Machine learning technologies are increasingly being used to analyze complex, ambiguous situations such as the spread of diseases or financial markets, but some of these algorithms falter when they encounter new data, an altered environment, or have hidden biases that come to the surface.
In machine learning, the term “robustness” refers to the quality or degree of an algorithm’s performance reliability. Ideally, an algorithm’s performance should not suffer when faced with new data versus training data. To increase robustness and trust in these technologies, Mert Gurbuzbalaban, a visiting fellow at the Center for Statistics and Machine Learning (CSML) at Princeton University for the 2022-2023 academic year, is exploring robustness in machine learning as part of his overall research agenda.
“One of today's big challenges for machine learning is that our current algorithms are not robust,” said Gurbuzbalaban, an associate professor at Rutgers University’s Department of Management Science and Information Systems. “For example, if you build an algorithm to predict the financial markets, such as the stock price of a company, the model could be based on the last six months of data, but what happens if the pandemic ends, there is a new vaccine, or it’s summer, and people go on vacation. The nature of the data changes. Then the current models we have can give you incorrect results.”
“Basically, if the nature of the data changes a little bit, a current machine learning algorithm can fail,” he said. Another example is MRI imaging. In this case, factors such as the type of equipment or the angle of the device when used can impact an algorithm’s performance.

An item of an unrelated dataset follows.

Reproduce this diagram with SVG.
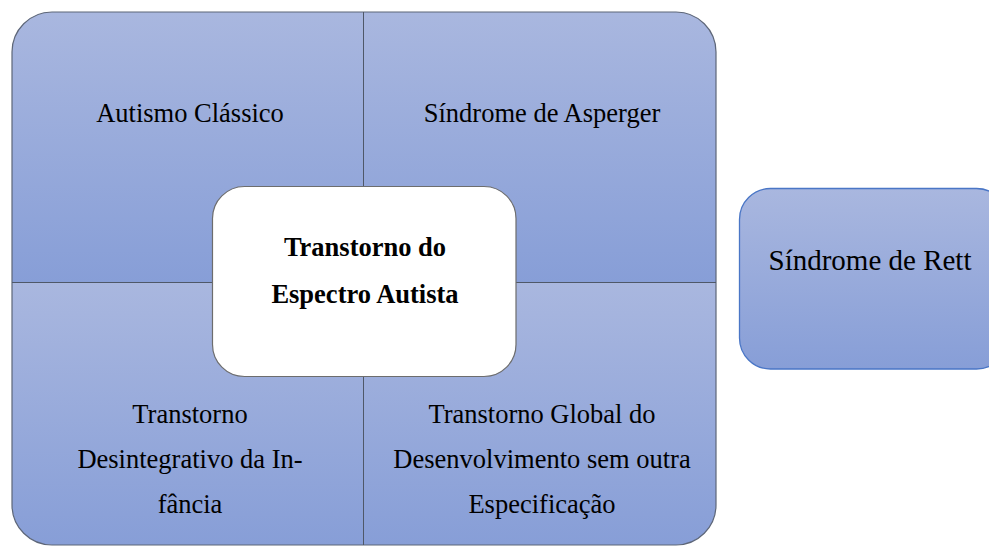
<svg xmlns="http://www.w3.org/2000/svg" width="989" height="546" viewBox="0 0 989 546">
<defs>
<linearGradient id="g" x1="0" y1="0" x2="0" y2="1">
<stop offset="0" stop-color="#a9b7df"/>
<stop offset="1" stop-color="#879ed7"/>
</linearGradient>
<clipPath id="mainclip"><rect x="12" y="12" width="704" height="533" rx="40" ry="40"/></clipPath>
<style>
.t{font-family:"Liberation Serif","Times New Roman",serif;font-size:26.5px;fill:#000;text-anchor:middle}
.b{font-weight:bold}
.big{font-size:29px}
.q{fill:url(#g)}
.div{stroke:#4f5868;stroke-width:1;fill:none}
</style>
</defs>
<g id="spectrum">
<g clip-path="url(#mainclip)">
<rect id="q1" class="q" x="12" y="12" width="351.5" height="270.5"/>
<rect id="q2" class="q" x="363.5" y="12" width="352.5" height="270.5"/>
<rect id="q3" class="q" x="12" y="282.5" width="351.5" height="262.5"/>
<rect id="q4" class="q" x="363.5" y="282.5" width="352.5" height="262.5"/>
</g>
<rect x="12" y="12" width="704" height="533" rx="40" ry="40" fill="none" stroke="#5d6678" stroke-width="1.2"/>
</g>
<g id="connectors">
<line class="div" x1="363.5" y1="12" x2="363.5" y2="545"/>
<line class="div" x1="12" y1="282.5" x2="716" y2="282.5"/>
</g>
<g id="autismo-classico"><text class="t" x="190" y="122">Autismo Clássico</text></g>
<g id="sindrome-asperger"><text class="t" x="542" y="122">Síndrome de Asperger</text></g>
<g id="transtorno-desintegrativo">
<text class="t" x="190" y="423">Transtorno</text>
<text class="t" x="190" y="468">Desintegrativo da In-</text>
<text class="t" x="190" y="513">fância</text>
</g>
<g id="tgd-soe">
<text class="t" x="542" y="423">Transtorno Global do</text>
<text class="t" x="542" y="468">Desenvolvimento sem outra</text>
<text class="t" x="542" y="513">Especificação</text>
</g>
<g id="tea">
<rect x="212.5" y="186.5" width="303.5" height="190" rx="32" ry="32" fill="#ffffff" stroke="#6d6d6d" stroke-width="1.2"/>
<text class="t b" x="365" y="256">Transtorno do</text>
<text class="t b" x="365" y="302.5">Espectro Autista</text>
</g>
<g id="sindrome-rett">
<rect x="739.5" y="188.5" width="268" height="180.5" rx="31" ry="31" fill="url(#g)" stroke="#4a76c6" stroke-width="1.3"/>
<text class="t big" x="870" y="270">Síndrome de Rett</text>
</g>
</svg>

To address these performance issues, Gurbuzbalaban said, one needs distributionally robust machine learning, which, by design, is less fragile. Gurbuzbalaban has been looking at this technology and is discussing possible collaborative projects on the topic with several Princeton researchers.
During his time at CSML, Gurbuzbalaban also hosted two lunch and learn seminars. On November 21, 2022, he gave a talk titled “Robust and Risk-Averse Accelerated Gradient Methods.” For another lunch and learn seminar on November 28th, he invited Yassine Laguel, a postdoctoral researcher at Rutgers and one of Gurbuzbalaban’s advisees, to give a talk titled “Robustness for Models and Algorithms in Machine Learning.”
Robustness is just one aspect of Gurbuzbalaban’s research. His primary focus has been on “optimization and computational science driven by applications in large-scale information, decision and infrastructure systems. My work draws and extends ideas and tools from convex optimization, probability, and the control of systems,” Gurbuzbalaba said.
“I'm an optimizer. I am interested in developing optimization algorithms. But in terms of both theory and practice and as an application, I am interested in optimization with a focus on big data challenges,” Gurbuzbalaban elaborated.
“Traditionally, optimization algorithms are not designed for big problems. Maybe you have a few parameters - for example, optimizing a budget. But in modern data science, we have problems such as translating text to another language. This is a problem with many paraments and requires large-scale models. Traditional optimization models are not working well in this area in terms of their scalability properties. So that leads to my research focus: developing scalable optimization models.”
For his current stay at Princeton, Gurbuzbalaban has high hopes of collaborative research possibilities. Peter Ramadge, the CSML director, and the staff have been very helpful, he added.
“CSML is close to many different departments,” said Gurbuzbalaban. “The data science community is engaging, and there are many seminars you can attend. There is a lot of exciting research happening on campus, and that inspires me as an academic.”